Dat slaat dus nergens op. Het soort problemen waar mechanism design zich wel mee bezig houdt? Stel een overheid overweegt om ergens een brug te bouwen. Uiteraard is dat alleen zinvol als voor alle burgers gezamenlijk de brug meer waard is dan de aanleg ervan kost. Probleem: het heeft weinig zin om aan iedereen te vragen hoeveel ze voor een brug over zouden hebben. Dan gaat immers iedereen óf een bedrag noemen dat veel hoger is dan zijn werkelijke waardering (namelijk: als de brug alleen gebouwd wordt als het totaal van de genoemde waarderingen hoger is dan de kosten van aanleg) óf juist een bedrag dat veel lager is (namelijk: als iedereen moet bijdragen aan de kosten naar rato van zijn genoemde waardering). Mechanism design (en meer in het bijzonder, Myerson’s revelation principle) laat zien dat het toch mogelijk is om een mechanisme te verzinnen waarbij iedereen netjes zijn echte waardering voor de brug opgeeft. En uiteraard zijn de resultaten veel fundamenteler en de toepassingen veel talrijker dan dit simpele voorbeeldje.

Nobel 2007

Op het moment dat dit bericht de lucht ingaat, duurt het nog precies een week voordat de Nobelprijs Economie 2007 bekend wordt gemaakt. Hoogste tijd om te beginnen met speculaties. Allereerst kunnen we natuurlijk zonder meer ons lijstje van vorig jaar herhalen, want toen we zaten er volledig naast:

Alchian, Baghwati, Demsetz, Diamond, Dixit, Fama, French, Hart, Holmstrom, Jorgenson, Maskin, Milgrom, Myerson, Krugman, Thaler, Tullock, Williamson, Wilson.

Thomson (zie ook de post van Thijs vorig jaar) komt dit jaar ook met de naam van Jean Tirole, maar dat lijkt me toch een lastig verhaal. De man is zonder meer een van de meest briljante en produktieve economen, maar heeft niet echt een bijdrage geleverd die me fundamenteel genoeg lijkt voor het Nobelcomite.
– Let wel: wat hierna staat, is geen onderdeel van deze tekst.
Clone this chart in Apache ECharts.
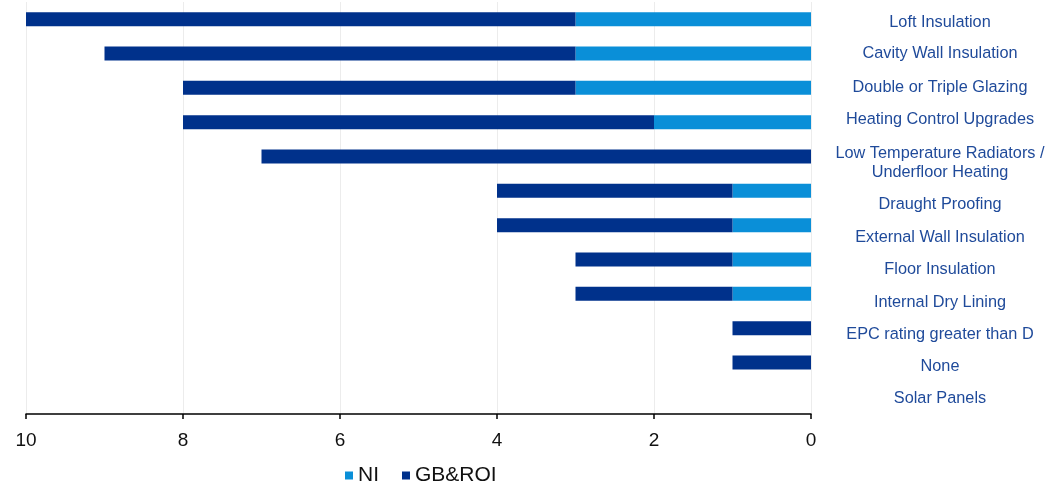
<!DOCTYPE html>
<html>
<head>
<meta charset="utf-8">
<script src="https://cdn.jsdelivr.net/npm/echarts@6/dist/echarts.min.js"></script>
<style>
  html, body { margin: 0; padding: 0; background: #fff; }
  #chart { width: 1045px; height: 484px; }
</style>
</head>
<body>
<div id="chart"></div>
<script>
// Energy-efficiency measures, counts by region
const categories = [
  'Loft Insulation',
  'Cavity Wall Insulation',
  'Double or Triple Glazing',
  'Heating Control Upgrades',
  'Low Temperature Radiators /\nUnderfloor Heating',
  'Draught Proofing',
  'External Wall Insulation',
  'Floor Insulation',
  'Internal Dry Lining',
  'EPC rating greater than D',
  'None',
  'Solar Panels'
];
const niValues    = [3, 3, 3, 2, 0, 1, 1, 1, 1, 0, 0, 0];
const gbRoiValues = [7, 6, 5, 6, 7, 3, 3, 2, 2, 1, 1, 0];
const seriesNames = ['NI', 'GB&ROI'];

// vertical nudge (px) of each category caption relative to its bar
const labelShift = [3, 0.5, -0.5, -2.5, 6.3, 14, 12.4, 10.3, 9, 6.4, 4.2, 2];

const font = 'Arial, "Liberation Sans", sans-serif';
const labelColor = '#1f4a9a';

// caption text style plus one blank spacer line per caption; a spacer of
// height 2*s above (or below) the text moves the centred block by s
const rich = {
  t: { fontFamily: font, fontSize: 16.3, color: labelColor, align: 'center', lineHeight: 18.5 }
};
labelShift.forEach((s, i) => {
  rich['sp' + i] = { fontSize: 1, lineHeight: Math.max(0.01, 2 * Math.abs(s)), align: 'center' };
});

const chart = echarts.init(document.getElementById('chart'), null, { renderer: 'canvas' });

chart.setOption({
  animation: false,
  grid: { left: 26, right: 234, top: 2, bottom: 70, containLabel: false, outerBoundsMode: 'none' },
  legend: {
    data: seriesNames,
    left: 340,
    top: 460,
    itemWidth: 8,
    itemHeight: 8,
    itemGap: 23,
    icon: 'rect',
    textStyle: { fontFamily: font, fontSize: 21, color: '#111' }
  },
  xAxis: {
    type: 'value',
    inverse: true,
    min: 0,
    max: 10,
    interval: 2,
    axisLine: { show: true, lineStyle: { color: '#000', width: 1.5 } },
    axisTick: { show: true, length: 5, lineStyle: { color: '#000', width: 1.5 } },
    axisLabel: { fontFamily: font, fontSize: 19, color: '#111', margin: 17 },
    splitLine: { show: true, lineStyle: { color: '#ececec', width: 1 } }
  },
  yAxis: {
    type: 'category',
    data: categories,
    inverse: true,
    position: 'right',
    axisLine: { show: false },
    axisTick: { show: false },
    axisLabel: {
      fontFamily: font,
      fontSize: 16.3,
      color: labelColor,
      align: 'center',
      margin: 129,
      formatter: (value, index) => {
        const body = value.split('\n').map(l => '{t|' + l + '}');
        const spacer = '{sp' + index + '| }';
        return (labelShift[index] >= 0 ? [spacer].concat(body) : body.concat([spacer])).join('\n');
      },
      rich: rich
    }
  },
  series: [
    {
      name: seriesNames[0],
      type: 'bar',
      stack: 'total',
      data: niValues,
      barWidth: 14,
      itemStyle: { color: '#0a8fd8' }
    },
    {
      name: seriesNames[1],
      type: 'bar',
      stack: 'total',
      data: gbRoiValues,
      barWidth: 14,
      itemStyle: { color: '#00318b' }
    }
  ]
});
</script>
</body>
</html>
Maar we blijven hopen. Bovendien had Thomson vorig jaar Phelps correct getipt. Dit jaar noemen ze ook Helpman en Grossman, en Wilson en Milgrom. Maar als ik het goed heb was dat vorig jaar ook al het geval.

U wilt meer namen? Mankiw noemt Fama, Feldstein en Barro. Tyler Cowen heeft nog een intrigerende suggestie: Nordhaus. Immers: houdt zich bezig met milieu en dat is hot. Verder noemt hij Fama, Thaler, French, Williamson, Tirole, Krueger, Bhagwati, Tullock. Joshua Gans komt nog met Krugman, Romer, Myerson, Dixit, Maskin. Zelf hoop ik op Dixit of Myerson, en tip ik Fama en French. (zie vorig jaar). Hoewel die efficiente markten natuurlijk niet meer zo populair zijn.

Zo. Als de winnaar er nu nog niet tussen zit, gaan we volgend jaar gewoon nog meer namen noemen.